Tamara Lashchyk, a Wall Street executive and business coach, says that even now, after 25 years in the financial industry, she sees women struggle with asking for more.
"I see women generally less comfortable with negotiating than men," Lashchyk told NBC News. "They tend to negotiate as an extreme measure — when they have another offer or are ready to walk out; whereas for men it's more a normal course of business, something they do on an annual basis."
Lashchyk also detects less of a "killer instinct" among both millennial women and men, which could be fostering the income stagnation. They're ambitious, but more interested in feeling meaningful in their work than merely making money.

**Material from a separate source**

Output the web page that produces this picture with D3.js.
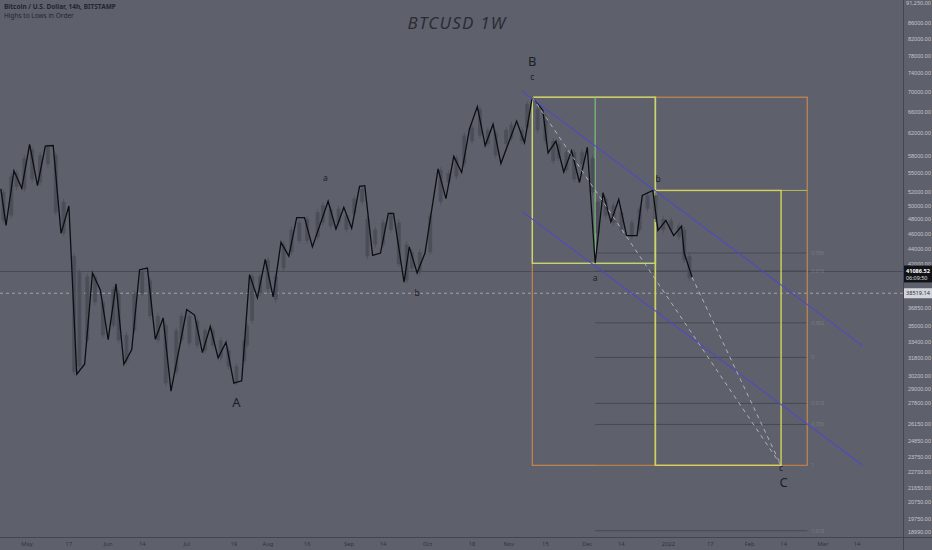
<!DOCTYPE html>
<html><head><meta charset="utf-8">
<script src="https://cdn.jsdelivr.net/npm/d3@7/dist/d3.min.js"></script>
<style>html,body{margin:0;padding:0;background:#5e616c;}svg{display:block;font-family:"Noto Sans","DejaVu Sans",sans-serif;}</style>
</head><body><svg id="c" width="932" height="550"></svg>
<script>
// ---------- data ----------
const zzDates = ["2021-04-21","2021-04-23","2021-04-26","2021-04-29","2021-05-02","2021-05-05","2021-05-08","2021-05-11","2021-05-14","2021-05-17","2021-05-20","2021-05-23","2021-05-26","2021-05-29","2021-06-01","2021-06-04","2021-06-07","2021-06-10","2021-06-13","2021-06-16","2021-06-19","2021-06-22","2021-06-25","2021-07-01","2021-07-04","2021-07-07","2021-07-10","2021-07-13","2021-07-16","2021-07-19","2021-07-22","2021-07-25","2021-07-28","2021-07-31","2021-08-03","2021-08-06","2021-08-09","2021-08-12","2021-08-15","2021-08-18","2021-08-24","2021-08-27","2021-08-30","2021-09-02","2021-09-05","2021-09-07","2021-09-10","2021-09-13","2021-09-16","2021-09-18","2021-09-22","2021-09-24","2021-09-27","2021-09-30","2021-10-05","2021-10-08","2021-10-11","2021-10-14","2021-10-17","2021-10-20","2021-10-23","2021-10-26","2021-10-29","2021-11-04","2021-11-07","2021-11-10","2021-11-14","2021-11-16","2021-11-19","2021-11-22","2021-11-25","2021-11-28","2021-12-01","2021-12-04","2021-12-07","2021-12-10","2021-12-13","2021-12-16","2021-12-20","2021-12-22","2021-12-26","2021-12-28","2021-12-31","2022-01-03","2022-01-06","2022-01-07","2022-01-10"];
const zzPrices = [52500,47100,55400,52600,59900,53000,59600,59700,46000,49900,30300,31200,40900,38900,33560,39600,31200,32600,41300,41500,33600,35800,28800,36700,36100,32300,34900,31800,33300,29500,29700,40700,38000,42600,38100,44800,43000,48200,48200,44200,50600,46600,49700,46700,52900,53000,43100,43400,48800,48800,39800,44200,40900,43400,55700,51000,57800,55100,62700,67000,59700,63600,56600,64200,60200,68900,66300,58400,60500,55200,58800,53500,59400,42100,51900,47600,50900,45700,45700,51500,52250,46400,47800,45700,47000,43400,40400];

const grayDates = ["2021-04-22","2021-04-25","2021-04-27","2021-04-30","2021-05-03","2021-05-06","2021-05-09","2021-05-12","2021-05-15","2021-05-19","2021-05-21","2021-05-24","2021-05-27","2021-05-30","2021-06-03","2021-06-05","2021-06-08","2021-06-11","2021-06-14","2021-06-17","2021-06-20","2021-06-23","2021-06-27","2021-06-29","2021-07-02","2021-07-05","2021-07-08","2021-07-11","2021-07-14","2021-07-17","2021-07-20","2021-07-23","2021-07-24","2021-07-26","2021-07-29","2021-08-01","2021-08-04","2021-08-07","2021-08-10","2021-08-13","2021-08-16","2021-08-20","2021-08-22","2021-08-25","2021-08-28","2021-08-31","2021-09-03","2021-09-06","2021-09-08","2021-09-11","2021-09-14","2021-09-17","2021-09-20","2021-09-23","2021-09-25","2021-09-28","2021-10-02","2021-10-06","2021-10-09","2021-10-12","2021-10-15","2021-10-18","2021-10-21","2021-10-24","2021-10-27","2021-10-31","2021-11-02","2021-11-06","2021-11-08","2021-11-12","2021-11-15","2021-11-18","2021-11-20","2021-11-23","2021-11-26","2021-11-29","2021-12-03","2021-12-05","2021-12-08","2021-12-11","2021-12-14","2021-12-18","2021-12-21","2021-12-24","2021-12-27","2021-12-30","2022-01-02","2022-01-05","2022-01-07","2022-01-09"];
const grayHigh = [52000,54500,55000,57500,59000,58000,59500,58000,50500,43000,41000,40500,40500,37500,39000,38500,34000,38500,41000,40000,36000,35000,34500,36000,36000,35500,34500,34500,33500,32500,31000,33500,35000,40500,40500,42500,40500,44500,46500,47500,48000,49000,50000,49500,49500,48500,51000,52500,48000,46500,47500,48500,47500,44500,43500,43500,48500,55500,55000,57500,61500,63000,66500,62500,62000,62500,63500,62500,67500,66500,65000,60500,60000,58500,58500,58500,57500,50500,51000,50000,49000,47500,49500,51500,51500,48000,47800,47000,46500,43000];
const grayLow = [47800,48500,52800,52500,54000,53500,56500,49000,46000,30500,31000,33500,37500,34000,35000,33500,31500,34500,38500,36000,33500,29500,30500,33500,33200,33000,32500,33000,31800,31000,29600,31500,33000,35500,38500,39000,37800,41500,43500,45000,45000,45500,47500,47000,47500,46500,48800,50500,43000,44500,44500,46500,42000,40000,41500,41000,43500,50500,53500,54500,56500,60500,61500,60000,58000,60000,61000,60500,63000,62500,60500,57000,57500,55500,54000,56500,52000,46000,48500,47500,46500,45600,46500,49500,48000,46500,46500,45500,42500,40300];

const yTickValues = [86000,82000,78000,74000,70000,66000,62000,58000,55000,52000,50000,48000,46000,44000,42000,36850,35000,33400,31800,30200,29000,27800,26150,24850,23750,22700,21650,20750,19750,18990];
const xTicks = [["2021-05-01","May"],["2021-05-17","17"],["2021-06-01","Jun"],["2021-06-14","14"],["2021-07-01","Jul"],["2021-07-19","19"],["2021-08-01","Aug"],["2021-08-16","16"],["2021-09-01","Sep"],["2021-09-14","14"],["2021-10-01","Oct"],["2021-10-18","18"],["2021-11-01","Nov"],["2021-11-15","15"],["2021-12-01","Dec"],["2021-12-14","14"],["2022-01-01","2022"],["2022-01-17","17"],["2022-02-01","Feb"],["2022-02-14","14"],["2022-03-01","Mar"],["2022-03-14","14"]];

const lastPrice = 41086.52, lastCountdown = "06:09:50";
const markPrice = 38519.14;
const fibLevels = [43400,41140,35280,31840,27780,26100,23120,19040];
const fibLabels = ["0.786","0.618","0.382","0","0.618","0.786","1","1.618"];

const waveLabels = [
  {d:"2021-11-10",p:75600,t:"B",big:true},
  {d:"2021-11-10",p:72600,t:"c",big:false},
  {d:"2021-08-23",p:53800,t:"a",big:false},
  {d:"2021-09-27",p:38200,t:"b",big:false},
  {d:"2021-07-20",p:27500,t:"A",big:true},
  {d:"2021-12-04",p:40000,t:"a",big:false},
  {d:"2021-12-28",p:53500,t:"b",big:false},
  {d:"2022-02-13",p:22750,t:"c",big:false},
  {d:"2022-02-14",p:21650,t:"C",big:true}
];

// ---------- scales ----------
const P = d3.timeParse("%Y-%m-%d");
const W = 932, H = 550, plotR = 903, plotB = 537;
const x = d3.scaleTime().domain([P("2021-05-01"), P("2022-03-14")]).range([27, 857]);
const y = d3.scaleLog().domain([18690, 91930]).range([plotB, 0]);

const svg = d3.select("#c");
svg.append("rect").attr("width",W).attr("height",H).attr("fill","#5e616c");
const plot = svg.append("g");
plot.append("clipPath").attr("id","clip").append("rect").attr("width",plotR).attr("height",plotB);
const g = plot.append("g").attr("clip-path","url(#clip)");

// full-width price lines
g.append("line").attr("x1",0).attr("x2",plotR).attr("y1",y(lastPrice)).attr("y2",y(lastPrice))
  .attr("stroke","#484b55").attr("stroke-width",1);
g.append("line").attr("x1",0).attr("x2",plotR).attr("y1",y(markPrice)).attr("y2",y(markPrice))
  .attr("stroke","#c9cbd2").attr("stroke-width",0.8).attr("stroke-dasharray","3,3").attr("opacity",0.8);

// fib levels
const fibX1 = x(P("2021-12-04")), fibX2 = x(P("2022-02-23"));
fibLevels.forEach((p,i)=>{
  g.append("line").attr("x1",fibX1).attr("x2",fibX2).attr("y1",y(p)).attr("y2",y(p))
    .attr("stroke","#464953").attr("stroke-width",1);
  g.append("text").attr("x",fibX2+4).attr("y",y(p)+2).attr("font-size",5).attr("fill","#777a84").text(fibLabels[i]);
});

// orange box
const oX1 = x(P("2021-11-10")), oX2 = x(P("2022-02-23"));
g.append("rect").attr("x",oX1).attr("y",y(68900)).attr("width",oX2-oX1).attr("height",y(23120)-y(68900))
  .attr("fill","none").attr("stroke","#d28a4a").attr("stroke-width",1.2).attr("opacity",0.9);
// yellow box 2
const b2X1 = x(P("2021-12-27")), b2X2 = x(P("2022-02-13"));
g.append("line").attr("x1",b2X1).attr("x2",oX2).attr("y1",y(52250)).attr("y2",y(52250))
  .attr("stroke","#b7b85a").attr("stroke-width",1);
g.append("rect").attr("x",b2X1).attr("y",y(52250)).attr("width",b2X2-b2X1).attr("height",y(23120)-y(52250))
  .attr("fill","none").attr("stroke","#d3d35c").attr("stroke-width",1.4);
g.append("line").attr("x1",b2X1).attr("x2",b2X1).attr("y1",y(68900)).attr("y2",y(23120))
  .attr("stroke","#d3d35c").attr("stroke-width",1.4);
// yellow-green box 1
const b1X1 = x(P("2021-11-10")), b1X2 = x(P("2021-12-27"));
g.append("rect").attr("x",b1X1).attr("y",y(68900)).attr("width",b1X2-b1X1).attr("height",y(42100)-y(68900))
  .attr("fill","none").attr("stroke","#c8d870").attr("stroke-width",1.4);
g.append("line").attr("x1",x(P("2021-12-04"))).attr("x2",x(P("2021-12-04"))).attr("y1",y(68900)).attr("y2",y(42100))
  .attr("stroke","#78c27a").attr("stroke-width",1.2);

// gray candles
grayDates.forEach((d,i)=>{
  const cx = x(P(d));
  g.append("rect").attr("x",cx-2).attr("width",4).attr("y",y(grayHigh[i])).attr("height",Math.max(1,y(grayLow[i])-y(grayHigh[i])))
    .attr("fill","#4a4d57").attr("opacity",0.85);
  g.append("line").attr("x1",cx).attr("x2",cx).attr("y1",y(grayHigh[i])-3).attr("y2",y(grayLow[i])+3)
    .attr("stroke","#4a4d57").attr("stroke-width",0.8);
});

// zigzag
const zz = zzDates.map((d,i)=>({d:P(d),p:zzPrices[i]})).filter(o=>o.p!=null);
g.append("path").datum(zz).attr("fill","none").attr("stroke","#0d0e12").attr("stroke-width",1.3)
  .attr("stroke-linejoin","miter")
  .attr("d",d3.line().x(o=>x(o.d)).y(o=>y(o.p)));

// blue channel
const chan = [
  [["2021-11-06",70200],["2022-03-16",32970]],
  [["2021-11-06",49100],["2022-03-16",23140]]
];
chan.forEach(s=>{
  g.append("line").attr("x1",x(P(s[0][0]))).attr("y1",y(s[0][1])).attr("x2",x(P(s[1][0]))).attr("y2",y(s[1][1]))
    .attr("stroke","#4c4ac4").attr("stroke-width",1.1);
});

// dashed projections
const dash = [
  [["2021-11-10",68900],["2022-02-13",23120]],
  [["2022-01-10",40400],["2022-02-13",23120]]
];
dash.forEach(s=>{
  g.append("line").attr("x1",x(P(s[0][0]))).attr("y1",y(s[0][1])).attr("x2",x(P(s[1][0]))).attr("y2",y(s[1][1]))
    .attr("stroke","#c9cbd1").attr("stroke-width",0.9).attr("stroke-dasharray","4,4").attr("opacity",0.85);
});

// wave labels
waveLabels.forEach(l=>{
  g.append("text").attr("x",x(P(l.d))).attr("y",y(l.p)).attr("text-anchor","middle")
    .attr("font-size",l.big?13:8.5).attr("fill","#1c1e25").text(l.t);
});

// title + legend
svg.append("text").attr("x",457).attr("y",29).attr("text-anchor","middle").attr("font-size",17)
  .attr("font-style","italic").attr("letter-spacing",1.2).attr("fill","#2a2d36").text("BTCUSD 1W");
svg.append("text").attr("x",4).attr("y",9).attr("font-size",6.5).attr("font-weight","bold").attr("fill","#23262e")
  .text("Bitcoin / U.S. Dollar, 14h, BITSTAMP");
svg.append("text").attr("x",4).attr("y",18).attr("font-size",6.5).attr("fill","#23262e").text("Highs to Lows in Order");

// axes separators
svg.append("line").attr("x1",plotR+0.5).attr("x2",plotR+0.5).attr("y1",0).attr("y2",H).attr("stroke","#43464f").attr("stroke-width",1);
svg.append("line").attr("x1",0).attr("x2",W).attr("y1",plotB+0.5).attr("y2",plotB+0.5).attr("stroke","#43464f").attr("stroke-width",1);

// right axis
const yAxis = d3.axisRight(y).tickValues(yTickValues).tickSize(0).tickFormat(d3.format(".2f"));
const ya = svg.append("g").attr("transform",`translate(${plotR+1},0)`).call(yAxis);
ya.select(".domain").remove();
ya.selectAll("text").attr("font-size",5.5).attr("fill","#c3c5cd").attr("x",4);
svg.append("text").attr("x",906).attr("y",y(91000)+2).attr("font-size",5.5).attr("fill","#c3c5cd").text("91,250.00");

// price boxes
const lp = y(lastPrice);
svg.append("rect").attr("x",plotR+1).attr("y",lp-6).attr("width",W-plotR-1).attr("height",17).attr("fill","#111318");
svg.append("text").attr("x",906).attr("y",lp+1.5).attr("font-size",5.6).attr("font-weight","bold").attr("fill","#ffffff").text(d3.format(".2f")(lastPrice));
svg.append("text").attr("x",906).attr("y",lp+8.5).attr("font-size",5.4).attr("fill","#e0e0e0").text(lastCountdown);
const mp = y(markPrice);
svg.append("rect").attr("x",plotR+1).attr("y",mp-5).attr("width",W-plotR-1).attr("height",10).attr("fill","#d3d5dc");
svg.append("text").attr("x",906).attr("y",mp+2).attr("font-size",5.6).attr("fill","#2a2d35").text(d3.format(".2f")(markPrice));

// bottom axis
const xa = svg.append("g").attr("transform",`translate(0,${plotB})`);
xTicks.forEach(t=>{
  xa.append("text").attr("x",x(P(t[0]))).attr("y",9).attr("text-anchor","middle").attr("font-size",5.8)
    .attr("fill","#30333c").text(t[1]);
});
</script></body></html>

"I find that even on Wall Street, millennials are not as driven by monetary compensation," said Lashchyk. "They're a more civic-minded generation who want meaning and purpose in jobs they choose, even if that means lower income. I also think that there's been a cultural change: when [my generation] graduated college, we would never have considered moving home no matter how bad the case was — in fact we may not have even been allowed to. Now you see millennials moving home, and parents embracing that. So perhaps they also don't need to be as hungry as we were because they know where their next meal is coming from."
Christy Hopkins, a human resources consultant and writer at FitSmallBusiness.com, perceives women making less than men, and also that men and women are starting out at lower salaries — especially as the talent pool widens and we see more and more people with college degrees entering the workforce. But she's actually quite optimistic about the future of women.
"Just look at the fact that this study exists and we're having this dialogue," said Hopkins. "When I graduated college in 2004, we weren't having these conversations. That there is even this kind of data available on women is a huge step."
And it's more than just conversations and data, Hopkins observes: There are also those companies who want to be the ones to make a difference, and prove they don't tolerate a gender pay gap.
"Startups and even the technology sector in general is a great example," said Hopkins. "A female developer in Seattle or San Francisco knows that companies have quotas for women and that she can possibly make more than her male colleagues. People are generally more informed about their worth and what they might want, and I think women realize they're a hot commodity for tech companies."
While the study highlights the importance of starting out high (because that could set the bar for the income for the rest of your working life), Hopkins sees great opportunity for women who are rejoining the workforce after taking off for motherhood to reset their careers and get on a higher paying path.
"Organizations like the Mom Project — which are designed for moms returning back to work — are becoming more and more common. Plus, the concept of work/life balance is becoming work/life integration, which is a much stronger term. Companies realize that if they want talented workers, they need to accommodate moms."